On a souvent résumé le cinéma de Chang Cheh à cette masculinité exacerbée, à son envie – exprimée publiquement – de transformer l’image de l’homme idéal chinois. A une époque où il est bien vu de faire des études pour devenir instruit et éduqué, Chang Cheh veut aller vers le « yangyang », un retour à une expression de la masculinité par la force. L’homme, c’est celui capable de se défendre et de protéger les faibles de sa main de fer. Certains ont lu dans cette obsession pour la virilité une tendance à l’homoérotisation (qui n’est pas négligeable, notamment dans une oeuvre comme Crippled Avengers), d’autres pourraient y voir un penchant facheux pour le machisme qui pourrait nourrir les pires discours actuels masculinistes. Mais sans leur donner tort intégralement, cette vision de son cinéma occulte tout le tragique qui habite ses héros.

Le Justicier de Shanghaï

Dans The Assassin, sorti la même année qu’Un seul bras les tua tous, Jimmy Wang Wu joue un homme amoureux. Il vit une jolie idylle avec une femme qu’il connaît depuis son enfance, et il pourrait être heureux avec mais en est incapable. Car en lui bouillonne une rage, un désir brûlant de devenir un héros, de se sacrifier pour le bien commun. Et c’est évidemment ce qui adviendra de lui, puisqu’il finira par mourir après avoir accompli sa vengeance… Comme s’il avait été condamné par son propre désir de violence. C’est là où le cinéma de Chang Cheh devient foncièrement fascinant car il réside une véritable ambivalence dans son rapport à cette virilité exacerbée : ses héros souffrent beaucoup. Ils perdent des membres, voient leurs proches mourirs, ou meurent eux-mêmes du fait de leurs combats. De la même manière, à la fin de Justicier de Shanghai, le meilleur ami du héros quitte la ville et retourne s’abriter à la campagne, loin des guerres de gangs qui lui ont fait tant de mal. Et que dire des rôles des personnages féminins, certes rares dans sa filmographie mais toujours importants, car elles sont souvent la seule voix de la raison ?

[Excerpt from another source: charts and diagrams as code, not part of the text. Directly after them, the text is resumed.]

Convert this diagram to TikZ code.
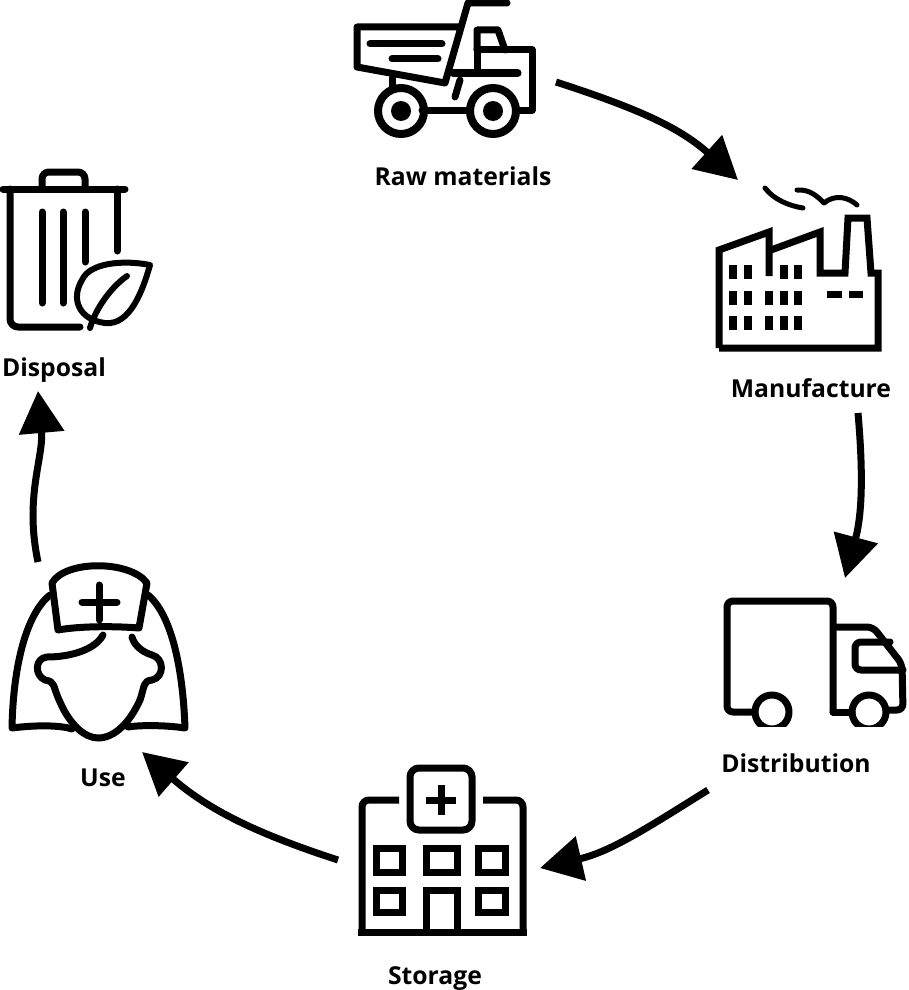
\documentclass[tikz,border=0pt]{standalone}
\usepackage{fontspec}
\setmainfont{Open Sans}
\usetikzlibrary{arrows.meta}
\tikzset{
    iconline/.style = {line width = 7pt, line join = round, line cap = round},
    thinline/.style = {line width = 5pt, line join = round, line cap = round},
    flowarrow/.style = {line width = 7pt, -{Triangle[length = 42pt, width = 44pt]}},
    steplabel/.style = {font = \fontsize{24.7}{30}\selectfont\bfseries, inner sep = 0pt, anchor = base}
}
\begin{document}
\begin{tikzpicture}[x = 1pt, y = -1pt]
    \useasboundingbox (0,0) rectangle (908,990);
    \node[steplabel] (rawmat) at (463,185) {Raw materials};
    \node[steplabel] (manufacture) at (811,397) {Manufacture};
    \node[steplabel] (distribution) at (796,772) {Distribution};
    \node[steplabel] (storage) at (435,984) {Storage};
    \node[steplabel] (use) at (103,786) {Use};
    \node[steplabel] (disposal) at (54,376) {Disposal};
    \coordinate (rawout) at (556,82);
    \coordinate (manuin) at (738,180);
    \coordinate (manuout) at (858,413);
    \coordinate (distin) at (845,578);
    \coordinate (distout) at (708,790);
    \coordinate (storin) at (540,868);
    \coordinate (storout) at (338,860);
    \coordinate (usein) at (142,752);
    \coordinate (useout) at (38,562);
    \coordinate (dispin) at (38,391);
    \draw[flowarrow] (rawout) to[out = -18, in = 138] (manuin);
    \draw[flowarrow] (manuout) to[out = -85, in = 75] (distin);
    \draw[flowarrow] (distout) to[out = -148, in = 13] (storin);
    \draw[flowarrow] (storout) to[out = 162, in = -41] (usein);
    \draw[flowarrow] (useout) to[out = 102, in = -85] (dispin);
    \begin{scope}[iconline]
        \draw (507,3) -- (468,3) -- (445,83) -- (357,67) -- (357,27) -- (460,27);
        \draw (370,44) -- (442,44);
        \draw (392,59) -- (438,59);
        \draw (477,50) -- (477,30) -- (498,30) -- (505,50);
        \draw (477,50) -- (532,50) -- (532,110) -- (517,110);
        \draw (453,73) -- (518,73);
        \draw (477,50) -- (477,73);
        \draw (460,80) -- (455,97);
        \draw (422,110) -- (470,110);
        \draw (392,78) -- (392,90);
        \draw[line width = 8pt] (401,111) circle[radius = 23];
        \draw[line width = 8pt] (493,111) circle[radius = 23];
        \fill (401,111) circle[radius = 10];
        \fill (493,111) circle[radius = 10];
    \end{scope}
    \draw[iconline, line cap = butt, line join = miter] (719,348) -- (719,250) -- (769,232) -- (769,276);
    \draw[iconline, line cap = butt, line join = miter] (719,348) -- (878,348) -- (878,273) -- (871,273) -- (867,218) -- (848,218) -- (845,273) -- (820,273) -- (820,232) -- (771,250);
    \foreach \xw in {733,748,784,798} {
        \fill (\xw-4,265) rectangle (\xw+4,279);
    }
    \foreach \yw in {291,316} {
        \foreach \xw in {733,748,769,784,798} {
            \fill (\xw-4,\yw) rectangle (\xw+4,\yw+14);
        }
    }
    \fill (827,291) rectangle (842,298);
    \fill (849,291) rectangle (863,298);
    \draw[thinline] (765,188) .. controls (774,200) and (790,206) .. (803,208);
    \draw[thinline] (797,190) .. controls (810,189) and (818,197) .. (824,203) .. controls (835,194) and (848,197) .. (857,205);
    \begin{scope}[iconline]
        \draw[rounded corners = 6pt] (833,712) -- (833,601) -- (727,601) -- (727,712) -- (755,712);
        \draw (833,712) -- (852,712);
        \draw (772,712) circle[radius = 17];
        \draw (869,712) circle[radius = 17];
        \draw[rounded corners = 6pt] (837,627) -- (873,627) -- (902,664) -- (903,710) -- (886,710);
        \draw[rounded corners = 6pt] (890,642) -- (855,642) -- (855,670) -- (903,670);
    \end{scope}
    \fill[white] (750,727) rectangle (890,735);
    \begin{scope}[iconline, line cap = butt, line join = miter]
        \draw (358,932) -- (527,932);
        \draw[rounded corners = 7pt] (362,932) -- (362,800) -- (399,800);
        \draw[rounded corners = 7pt] (523,932) -- (523,800) -- (483,800);
        \draw[rounded corners = 9pt] (410,768) rectangle (472,830);
        \draw (441,785) -- (441,815);
        \draw (426,800) -- (456,800);
        \foreach \xh/\xe in {376/402,426/457,478/505} {
            \draw (\xh,848) rectangle (\xe,872);
        }
        \foreach \xh/\xe in {376/402,478/505} {
            \draw (\xh,890) rectangle (\xe,912);
        }
        \draw (426,932) -- (426,890) -- (457,890) -- (457,932);
    \end{scope}
    \begin{scope}[iconline]
        \draw (52,583) .. controls (65,560) and (130,560) .. (147,583) -- (139,628) .. controls (115,626) and (80,626) .. (58,630) -- cycle;
        \draw (99,585) -- (99,620);
        \draw (82,602) -- (117,602);
        \draw (50,595) .. controls (25,615) and (13,670) .. (12,728) .. controls (35,725) and (60,725) .. (72,729);
        \draw (148,595) .. controls (172,615) and (183,670) .. (185,728) .. controls (165,725) and (140,725) .. (128,727);
        \draw (103,635) .. controls (95,650) and (70,657) .. (47,657) .. controls (35,658) and (34,675) .. (45,680) .. controls (56,682) and (52,685) .. (60,702) .. controls (70,725) and (85,738) .. (98,738) .. controls (115,738) and (130,722) .. (140,700) .. controls (145,685) and (143,681) .. (152,680) .. controls (165,677) and (164,658) .. (152,655) .. controls (142,652) and (134,645) .. (132,637);
    \end{scope}
    \begin{scope}[iconline]
        \draw (3,189) -- (125,189);
        \draw[rounded corners = 7pt] (42,187) -- (42,172) -- (85,172) -- (85,187);
        \draw[rounded corners = 8pt] (10,189) -- (10,327) -- (80,327);
        \draw (117,189) -- (117,251);
        \draw (42,212) -- (42,303);
        \draw (63,212) -- (63,303);
        \draw (85,212) -- (85,262);
        \draw[line width = 6pt] (150,265) .. controls (125,260) and (90,262) .. (82,280) .. controls (70,300) and (80,320) .. (105,323) .. controls (130,326) and (143,290) .. (150,265) -- cycle;
        \draw[line width = 6pt] (127,276) .. controls (110,288) and (95,310) .. (90,328);
    \end{scope}
\end{tikzpicture}
\end{document}
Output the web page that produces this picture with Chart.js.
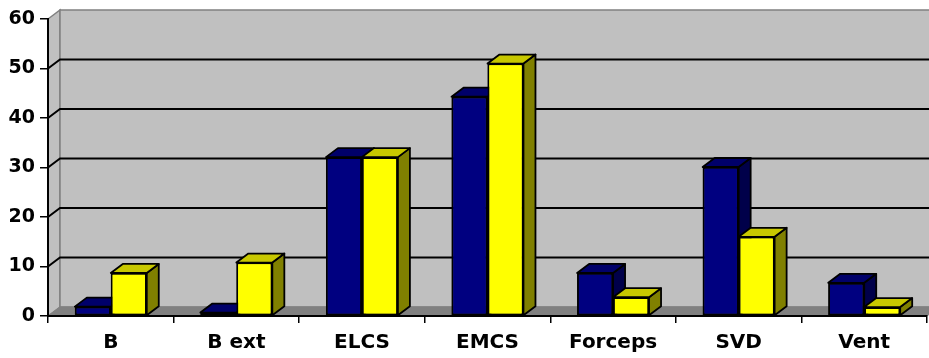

Est-il légitime alors de résumer son art à de la bastonnade bien burnée ? Que cela soit volontaire ou non de la part de Chang Cheh, son écriture comme sa mise en scène empêchent toute lecture monotone de son oeuvre, parce qu’elle est trop riche pour être résumée à du pur divertissement bas du front. Et qu’y a-t-il de plus beau que du cinéma spectaculaire qui fait réfléchir ? Qui nous en met plein les yeux sans oublier de nous titiller le cerveau ? Pas la peine de répondre, Chang Cheh l’a déjà fait.